Much work has yet to be done in deepwater Mexico as the 27 blocks assigned during Rounds 1.4 and 2.4 are for exploration purposes rather than for production. This is why the biggest amount of committed investment will go to the deepwater arena. According to CNH, from the US$161 billion to be invested in the long term, 84 percent will be invested in deepwater activities. As reported by CNH, companies have offered upfront tiebreaker payments of US$1.14 billion, of which US$624 million corresponds to the payment made by BHP to win the Trion farmout. This represents almost 70 percent of the total tie-breaker payments generated by the licensing rounds. Furthermore, as of December 2017, the Mexican state has received over MX$304 million (US$15.2 million) thanks to the licensing rounds; deepwater activities represent 78 percent of that income.



The NOC is working to change its culture and adapt to the new market conditions. It would have been easier for the company to just sit and wait for IOCs to take part in the exploration of untapped fields. Instead, the NOC made its first deepwater farmout in its Trion field. On the same day that PEMEX allocated Trion’s historic farmout, the NOC also participated in Mexico’s first-ever deepwater licensing round, Round 1.4, where it won Area 3 in the Perdido region in a consortium with Chevron and INPEX. Round 2.4 saw PEMEX win two blocks under a consortium, one with Shell and another with Chevron and INPEX and two blocks as a lone player.
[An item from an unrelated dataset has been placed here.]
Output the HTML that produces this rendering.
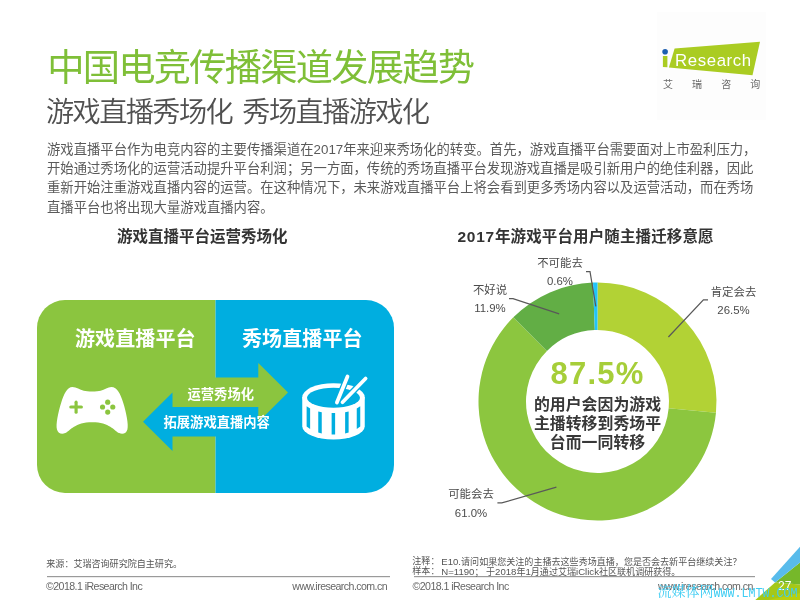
<!DOCTYPE html>
<html lang="zh-CN">
<head>
<meta charset="utf-8">
<title>中国电竞传播渠道发展趋势</title>
<style>
html,body{margin:0;padding:0;background:#fff;}
body{width:800px;height:600px;position:relative;overflow:hidden;
  font-family:"Liberation Sans","Noto Sans CJK SC",sans-serif;color:#555;}
.t{position:absolute;white-space:nowrap;line-height:1;margin:0;padding:0;}
#txt{position:absolute;left:0;top:0;width:800px;height:600px;will-change:transform;}
#gfx{position:absolute;left:0;top:0;width:800px;height:600px;}
.title{left:47.2px;top:50.4px;font-size:37.3px;font-weight:400;color:#7fbf38;letter-spacing:-1.8px;}
.sub{left:46px;top:98px;font-size:28.2px;font-weight:350;color:#505050;letter-spacing:-1.6px;word-spacing:4px;}
.body{left:47px;top:139.8px;font-size:13.33px;line-height:19.3px;color:#5a5a5a;font-weight:400;}
.h3{font-size:15.5px;font-weight:700;color:#333;}
.lab{font-size:11.4px;color:#4c4c4c;text-align:center;line-height:18.8px;}
.foot{font-size:9.05px;color:#555;}
.foot b{font-weight:400;font-size:9.6px;}
.copy{font-size:10.6px;color:#666;letter-spacing:-0.56px;}
</style>
</head>
<body>
<svg id="gfx" viewBox="0 0 800 600" width="800" height="600">
  <!-- logo -->
  <rect x="657" y="12" width="109" height="108" fill="#fdfdfd"/>
  <polygon points="674.6,48.4 760,41.8 752.5,75.2 668.9,67.4" fill="#aacc22"/>
  <polygon points="662.9,56.1 667.4,56.1 667.4,67.3 662.9,66.9" fill="#aacc22"/>
  <circle cx="665.1" cy="51.8" r="2.8" fill="#1d5fb0"/>

  <!-- left diagram -->
  <defs>
    <clipPath id="rr"><rect x="37" y="300" width="357" height="193" rx="28" ry="28"/></clipPath>
  </defs>
  <g clip-path="url(#rr)">
    <rect x="37" y="300" width="178.5" height="193" fill="#8bc53f"/>
    <rect x="215.5" y="300" width="178.5" height="193" fill="#00aee0"/>
  </g>
  <!-- green arrow -->
  <polygon points="215,377.5 258.3,377.5 258.3,363 288,392.5 258.3,422 258.3,407 215,407" fill="#8bc53f"/>
  <!-- blue arrow -->
  <polygon points="216,407 172.5,407 172.5,392.5 143,421.7 172.5,451 172.5,436.5 216,436.5" fill="#00aee0"/>

  <!-- gamepad -->
  <g transform="translate(50,380) scale(0.1125)">
    <path d="M200,62 C235,62 265,88 300,96 C330,104 420,104 450,96 C485,88 515,62 545,62 C598,62 628,128 650,200 C678,290 700,395 688,440 C680,472 648,488 615,472 C570,450 530,375 375,375 C220,375 180,450 135,472 C102,488 70,472 62,440 C50,395 72,290 100,200 C122,128 152,62 200,62 Z" fill="#fff"/>
    <g stroke="#8bc53f" stroke-width="28" stroke-linecap="round">
      <line x1="185" y1="240" x2="279" y2="240"/>
      <line x1="232" y1="197" x2="232" y2="286"/>
    </g>
    <g fill="#8bc53f">
      <circle cx="513" cy="197" r="23"/><circle cx="467" cy="240" r="23"/>
      <circle cx="558" cy="240" r="23"/><circle cx="513" cy="285" r="23"/>
    </g>
  </g>

  <!-- drum -->
  <g transform="translate(290,365) scale(0.125)">
    <path d="M98,258 L98,490 A250,105 0 0 0 598,490 L598,258 Z" fill="#fff"/>
    <ellipse cx="348" cy="258" rx="250" ry="112" fill="#fff"/>
    <ellipse cx="348" cy="262" rx="212" ry="80" fill="#00aee0"/>
    <g fill="#00aee0">
      <polygon points="133,330 161,348 161,512 133,492"/>
      <polygon points="226,372 254,378 254,548 226,540"/>
      <polygon points="333,384 361,384 361,556 333,556"/>
      <polygon points="441,378 469,372 469,540 441,548"/>
      <polygon points="534,348 562,330 562,492 534,512"/>
    </g>
    <g stroke="#00aee0" stroke-width="50" stroke-linecap="round">
      <line x1="375" y1="300" x2="460" y2="92"/>
      <line x1="420" y1="298" x2="605" y2="108"/>
    </g>
    <g stroke="#fff" stroke-width="30" stroke-linecap="round">
      <line x1="375" y1="300" x2="460" y2="92"/>
      <line x1="420" y1="298" x2="605" y2="108"/>
    </g>
  </g>

  <!-- donut -->
  <g id="donut">
    <path d="M597.50,282.50 A119,119 0 0 1 715.97,412.70 L668.68,408.23 A71.5,71.5 0 0 0 597.50,330.00 Z" fill="#b2d235"/>
    <path d="M715.97,412.70 A119,119 0 1 1 513.35,317.35 L546.94,350.94 A71.5,71.5 0 1 0 668.68,408.23 Z" fill="#8cc63f"/>
    <path d="M513.35,317.35 A119,119 0 0 1 593.01,282.58 L594.81,330.05 A71.5,71.5 0 0 0 546.94,350.94 Z" fill="#62ae45"/>
    <path d="M593.01,282.58 A119,119 0 0 1 597.50,282.50 L597.50,330.00 A71.5,71.5 0 0 0 594.81,330.05 Z" fill="#22c4f8"/>
  </g>

  <!-- leader lines -->
  <g fill="none" stroke="#595959" stroke-width="1.25">
    <polyline points="586,271.5 590,271.5 595.8,306.3"/>
    <polyline points="509,298.6 513,298.6 559.2,313.8"/>
    <polyline points="708,299.8 703.4,299.8 668.4,337"/>
    <polyline points="497.4,502.9 501.8,502.9 556.4,487.1"/>
  </g>

  <!-- footer lines -->
  <rect x="47" y="576" width="343" height="1.2" fill="#9a9a9a"/>
  <rect x="414" y="576" width="341" height="1.2" fill="#9a9a9a"/>

  <!-- corner -->
  <polygon points="755.3,600 775.1,582.6 800,584.5 800,600" fill="#a5c818"/>
  <polygon points="768,600 800,593 800,600" fill="#b9d00e"/>
  <polygon points="775.1,582.6 800,562.4 800,584.5" fill="#76b82a"/>
  <polygon points="771,578.9 800,546.8 800,562.4 775.1,582.6" fill="#58bbeb"/>
</svg>

<div id="txt">
<div class="t title">中国电竞传播渠道发展趋势</div>
<div class="t sub">游戏直播秀场化 秀场直播游戏化</div>
<div class="t body">游戏直播平台作为电竞内容的主要传播渠道在2017年来迎来秀场化的转变。首先，游戏直播平台需要面对上市盈利压力，<br>开始通过秀场化的运营活动提升平台利润；另一方面，传统的秀场直播平台发现游戏直播是吸引新用户的绝佳利器，因此<br>重新开始注重游戏直播内容的运营。在这种情况下，未来游戏直播平台上将会看到更多秀场内容以及运营活动，而在秀场<br>直播平台也将出现大量游戏直播内容。</div>

<div class="t" style="left:675px;top:53.3px;font-size:16.8px;color:#fff;letter-spacing:0.62px;">Research</div>
<div class="t" style="left:663px;top:79.8px;font-size:10px;color:#6a6a6a;letter-spacing:19.1px;">艾瑞咨询</div>

<div class="t h3" style="left:117px;top:228.5px;">游戏直播平台运营秀场化</div>
<div class="t h3" style="left:457.5px;top:228.5px;letter-spacing:0.12px;"><span style="letter-spacing:0.75px;">2017</span>年游戏平台用户随主播迁移意愿</div>

<div class="t" style="left:75px;top:329px;font-size:20px;font-weight:700;color:#fff;letter-spacing:0.1px;">游戏直播平台</div>
<div class="t" style="left:242px;top:329px;font-size:20px;font-weight:700;color:#fff;letter-spacing:0.1px;">秀场直播平台</div>
<div class="t" style="left:187.5px;top:387.5px;font-size:13.3px;font-weight:700;color:#fff;">运营秀场化</div>
<div class="t" style="left:163.5px;top:415.5px;font-size:13.3px;font-weight:700;color:#fff;">拓展游戏直播内容</div>

<div class="t lab" style="left:520px;width:80px;top:253.5px;">不可能去<br>0.6%</div>
<div class="t lab" style="left:450px;width:80px;top:280.5px;">不好说<br>11.9%</div>
<div class="t lab" style="left:693.5px;width:80px;top:282.5px;">肯定会去<br>26.5%</div>
<div class="t lab" style="left:431px;width:80px;top:485px;">可能会去<br>61.0%</div>

<div class="t" style="left:537px;width:121px;top:357.5px;text-align:center;font-size:31px;font-weight:700;color:#a6ce39;letter-spacing:1.2px;">87.5%</div>
<div class="t" style="left:527px;width:141px;top:395.3px;text-align:center;font-size:15.9px;line-height:19.1px;font-weight:700;color:#383838;">的用户会因为游戏<br>主播转移到秀场平<br>台而一同转移</div>

<div class="t foot" style="left:46.3px;top:560px;">来源：艾瑞咨询研究院自主研究。</div>
<div class="t copy" style="left:46px;top:580.6px;">©2018.1 iResearch Inc</div>
<div class="t copy" style="left:292.3px;top:580.6px;">www.iresearch.com.cn</div>

<div class="t foot" style="left:412.3px;top:557.2px;">注释：&nbsp;<span style="position:absolute;left:29px;"><b>E10.</b>请问如果您关注的主播去这些秀场直播，您是否会去新平台继续关注？</span></div>
<div class="t foot" style="left:412.3px;top:566.8px;">样本：&nbsp;<span style="position:absolute;left:29px;"><b>N=1190</b>； 于<b>2018</b>年<b>1</b>月通过艾瑞<b>iClick</b>社区联机调研获得。</span></div>
<div class="t copy" style="left:412.5px;top:580.6px;">©2018.1 iResearch Inc</div>
<div class="t copy" style="left:658px;top:580.6px;">www.iresearch.com.cn</div>

<div class="t" style="left:778px;top:579.5px;font-size:12px;color:#fff;">27</div>

<div class="t" style="left:657.5px;top:585.3px;font-size:14px;color:#3fcdf3;font-family:'Liberation Mono','Noto Serif CJK SC',serif;font-weight:400;">流媒体网<span style="display:inline-block;font-size:11.67px;font-weight:400;transform:scaleY(1.1);transform-origin:0 82%;position:relative;top:0.5px;">WWW.LMTW.COM</span></div>
</div>

</body>
</html>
The difference in results from Round 1.4 to Round 2.4 is a clear example of the steep learning curve PEMEX has gone through in the deepwater arena. David Johnson, Chairman of Alpha Deepwater Solutions, points to the synergies PEMEX must create with the right partners for the development of deepwater activities. “The perfect partner for PEMEX is a company that knows how to develop a deepwater field and will value PEMEX’s contribution,” he says. “The NOC has extremely detailed knowledge of its basins and more data than anyone else. It has a very good track record and is a world-class company, particularly in shallow water. The perfect partner for PEMEX would be a mid to large international oil company with people who know how to work with a partner that is still learning about the segment.”

This vision is shared by PEMEX itself, as explained by Ulises Hernández, Director of Prospective Resources, Reserves and E&P Associations at PEMEX, who highlights farmouts are and will remain the perfect tool for the NOC to gather important lessons in areas it has not been able to develop in the past. “Farmouts will continue focusing on the areas where PEMEX needs to complement its capacities, meaning mainly deepwater, high-risk onshore assets that need costly execution capacities to capture value and unconventional resources.”


Mexico’s port authorities from the Gulf of Mexico are looking with wide-open eyes at the upcoming increase in offshore activities. Jorge Ruiz, Director General of API Tuxpan, clearly recognizes the opportunities. “Tuxpan has the capacity to cater to the development of deepwater activities with equipment, personnel and logistics support, as the deepwater blocks in the Tampico-Misantla-Veracruz basin are located at a reasonable distance from the port,” he says. Tamaulipas will also tap into the potential golden egg, says Ricardo Correa, Director General of API Tamaulipas, Puerto de Matamoros, a port soon to be finished and that clearly aims to unlock the potential of the Perdido area. “The main shareholder in the Matamoros port is the government of Tamaulipas; therefore, we are making the planning much more integral with other ports in the state because it is now the state that is interested in its development and in connecting it with the future of the industry in Tamaulipas. Our objective is to make Matamoros the first truly deepwater port in Mexico.” With 45 percent of the committed investment expected to go to deepwater Tamaulipas, it comes as no surprise that the state is carefully preparing to take advantage of these investments with the construction of the port of Matamoros and with the creation of an Energy Regulatory Commission to administrate the state’s energy efforts.

While opportunities are many in deepwater, Joaquín Coldwell says the country must maintain a long-term mentality when talking about deepwater activities. “Deepwater blocks will take between eight to 10 years before moving into production phase due to the longer maturity period they require and the larger early-stage investments to locate the oil present at depths from 1-3km,” he says. This is supported by Alberto de la Fuente, Director General of Shell Mexico. “Specifically in deepwater applications and because of their technologydriven nature, Mexico still lacks the capabilities to compete on a global scale.” With a clear commitment, de la Fuente also suggests that IOCs with more experience can act as a springboard to increase deepwater operations. “Shell and other players will introduce more technology for local players to do more for the country’s development.”